Today, scientific and professional opinion have acknowledged health IT’s drawbacks. They even admit to patient harm caused by software errors and to the failed promise of the national program. Most different electronic health record programs do not talk to each other, so the goal of a compatible (interoperable) and coordinated electronic health record system remains unattainable.

The path forward for science journalism will not be easy or obvious. The scientific process does not straightforwardly lend itself to reporting: Researchers may have weeks or months to structure their papers, which include complex statistical analyses and dense scientific jargon. Journalists often have only hours to convey the findings, and newspaper editors are generally not aware of scientists’ failure to acknowledge important limitations of their research — even fatal flaws that can debunk their studies. Moreover, the media aren’t the only uncritical interpreters of science. Even health experts routinely misunderstand research design or tout the findings of flawed studies. This is why journalists and scientists must work together to develop tools to better interpret the implications of research. Groups like the Association of Health Care Journalists could offer the structure and resources to rethink science and health reporting.
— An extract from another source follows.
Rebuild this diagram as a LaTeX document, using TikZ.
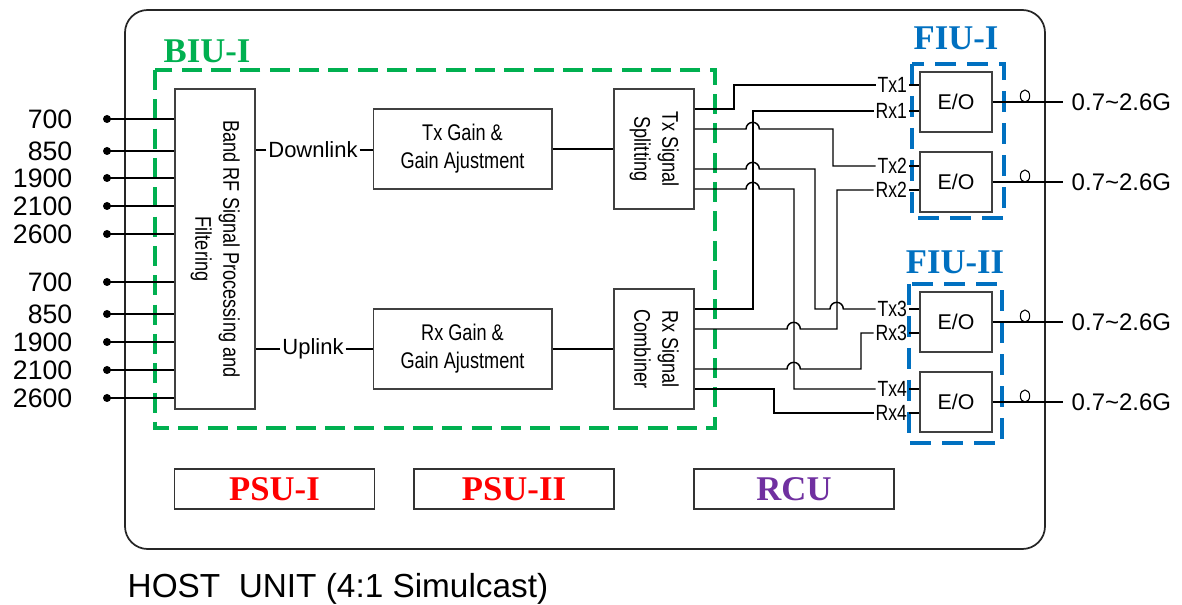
\documentclass[tikz,border=0pt]{standalone}
\usepackage{fontspec}
\setmainfont{Liberation Sans}
\newfontfamily\narrowfont[FakeStretch=0.8]{Liberation Sans}
\newfontfamily\titlefont{Liberation Serif}
\usepackage{graphicx}
\usepackage{tikz}
\usetikzlibrary{shapes.geometric,calc}
\definecolor{biugreen}{HTML}{00B050}
\definecolor{fiublue}{HTML}{0070C0}
\definecolor{rcupurple}{HTML}{7030A0}
\definecolor{psured}{HTML}{FF0000}
\tikzset{
  box/.style={draw=black!75,line width=1pt,fill=white,inner sep=0pt,align=center,font=\narrowfont\fontsize{17}{21}\selectfont},
  eobox/.style={draw=black!75,line width=1pt,fill=white,minimum width=54pt,minimum height=45pt,font=\fontsize{16}{19}\selectfont},
  unitbox/.style={draw=black!80,line width=0.9pt,minimum width=150pt,minimum height=30pt,font=\titlefont\bfseries\fontsize{26}{30}\selectfont},
  grouptitle/.style={font=\titlefont\bfseries\fontsize{26}{30}\selectfont,inner sep=0pt},
  groupframe/.style={line width=2.6pt,dash pattern=on 15pt off 7pt},
  band/.style={font=\fontsize{20}{24}\selectfont,inner sep=0pt},
  sig/.style={font=\narrowfont\fontsize{16.5}{19}\selectfont,inner sep=1pt},
  link/.style={font=\fontsize{16.5}{19}\selectfont,inner sep=1pt},
  dot/.style={circle,fill,inner sep=0pt,minimum size=6pt},
  ring/.style={ellipse,draw,line width=0.8pt,inner sep=0pt,minimum width=7pt,minimum height=9pt},
}

\begin{document}
\begin{tikzpicture}[x=0.75pt,y=-0.75pt,line width=1.1pt]
\useasboundingbox (0,0) rectangle (1182,605);
\draw[rounded corners=17pt,line width=1.3pt,black!85] (125,10) rectangle (1045,549);
\draw[groupframe,biugreen] (155,70) rectangle (715,428);
\draw[groupframe,fiublue,dash pattern=on 16pt off 8pt] (912,64) rectangle (1004,218);
\draw[groupframe,fiublue,dash pattern=on 16pt off 8pt] (909,284) rectangle (1002,443);
\node[grouptitle,text=biugreen,anchor=base west] at (163,63) (biu) {BIU-I};
\node[grouptitle,text=fiublue,anchor=base] at (956,50) (fiu1) {FIU-I};
\node[grouptitle,text=fiublue,anchor=base] at (955,274) (fiu2) {FIU-II};

\node[box,minimum width=60pt,minimum height=240pt] at (215,249) (band)
  {\rotatebox{-90}{\begin{tabular}{@{}c@{}}Band RF Signal Processing and\\Filtering\end{tabular}}};
\node[box,minimum width=134pt,minimum height=60pt] at (462.5,149) (txgain) {Tx Gain \&\\Gain Ajustment};
\node[box,minimum width=134pt,minimum height=60pt] at (462.5,349) (rxgain) {Rx Gain \&\\Gain Ajustment};
\node[box,minimum width=60pt,minimum height=90pt] at (654,149) (split)
  {\rotatebox{-90}{\begin{tabular}{@{}c@{}}Tx Signal\\Splitting\end{tabular}}};
\node[box,minimum width=60pt,minimum height=90pt] at (654,349) (comb)
  {\rotatebox{-90}{\begin{tabular}{@{}c@{}}Rx Signal\\Combiner\end{tabular}}};

\foreach \f/\y [count=\i] in {700/119,850/151,1900/178,2100/206,2600/234,700/282,850/314,1900/342,2100/370,2600/398}{
  \node[dot] at (107,\y) (in\i) {};
  \node[band,anchor=east] at (73,\y) (f\i) {\f};
  \draw (in\i.center) -- (in\i -| band.west);
}

\node[link] at (313,150) (dl) {Downlink};
\node[link] at (313,349) (ul) {Uplink};
\draw (dl) -- (dl -| band.east);
\draw (dl) -- (dl -| txgain.west);
\draw (ul) -- (ul -| band.east);
\draw (ul) -- (ul -| rxgain.west);
\draw (txgain) -- (split);
\draw (rxgain) -- (comb);

\foreach \d [count=\i] in {-40,-20,20,40}{
  \coordinate (so\i) at ($(split.east)+(0,\d)$);
  \coordinate (co\i) at ($(comb.east)+(0,\d)$);
}

\foreach \y [count=\i] in {102,182,322,402}{
  \node[eobox] at (956,\y) (eo\i) {E/O};
  \node[ring] at (1025,\y-6) (ring\i) {};
  \node[band,anchor=west,inner xsep=6pt,font=\fontsize{18}{21}\selectfont] at (1063,\y) (out\i) {0.7\textasciitilde2.6G};
  \draw (eo\i) -- (out\i);
}

\foreach \s/\y/\k in {Tx1/85/1,Rx1/111/1,Tx2/166/2,Rx2/190/2,Tx3/309/3,Rx3/333/3,Tx4/389/4,Rx4/413/4}{
  \node[sig,anchor=east] at (909,\y) (\s) {\s};
  \draw (\s) -- (\s -| eo\k.west);
}

\draw (so1) -| (734,85) -- (Tx1);
\draw (co1) -| (753,111) -- (Rx1);
\draw (so2) -- (746,129) arc[start angle=180,end angle=0,radius=5pt] -- (833,129) |- (Tx2);
\draw (so3) -- (746,169) arc[start angle=180,end angle=0,radius=5pt] -- (815,169) -- (815,309)
  -- (830,309) arc[start angle=180,end angle=0,radius=5pt] -- (Tx3);
\draw (so4) -- (746,189) arc[start angle=180,end angle=0,radius=5pt] -- (794,189) |- (Tx4);
\draw (co2) -- (787,329) arc[start angle=180,end angle=0,radius=5pt] -- (837,329) |- (Rx2);
\draw (co3) -- (787,369) arc[start angle=180,end angle=0,radius=5pt] -- (861,369) |- (Rx3);
\draw (co4) -| (774,413) -- (Rx4);

\node[unitbox,text=psured] at (274.5,489) (psu1) {PSU-I};
\node[unitbox,text=psured] at (514,489) (psu2) {PSU-II};
\node[unitbox,text=rcupurple] at (794,489) (rcu) {RCU};

\node[anchor=base west,inner sep=0pt,font=\fontsize{25}{29}\selectfont] at (127,598) (host) {HOST\ \ UNIT (4:1 Simulcast)};
\end{tikzpicture}
\end{document}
In the meantime, some specific reforms would help. The government must abandon the misleading research designs used in the studies of far too many health policies. Currently, the federal Centers for Medicare and Medicaid Services often handpick doctor and hospital volunteers, a kind of “all-star team,” and compares them to uninterested physicians who are destined to do more poorly, no matter how elegantly scientists analyze the biased data. We need more trustworthy studies of MACRA, the massive national quality of care policy that started in January. Randomized control trials — the gold standard for experimental research, which randomly assign doctors to interventions and controls — should be used to test any policy supported by significant public resources.

Health care already consumes almost a fifth of America’s GDP — two or three times every other nations’ costs despite our often inferior outcomes. It is vital that all stakeholders — journalists, scientists, policymakers, editors and the public — have a better understanding of basic research design and data interpretation. During this unusual moment in history, when politicians seek out whichever facts suit their ideology, the role of good science — and good reporting — could not be more vital.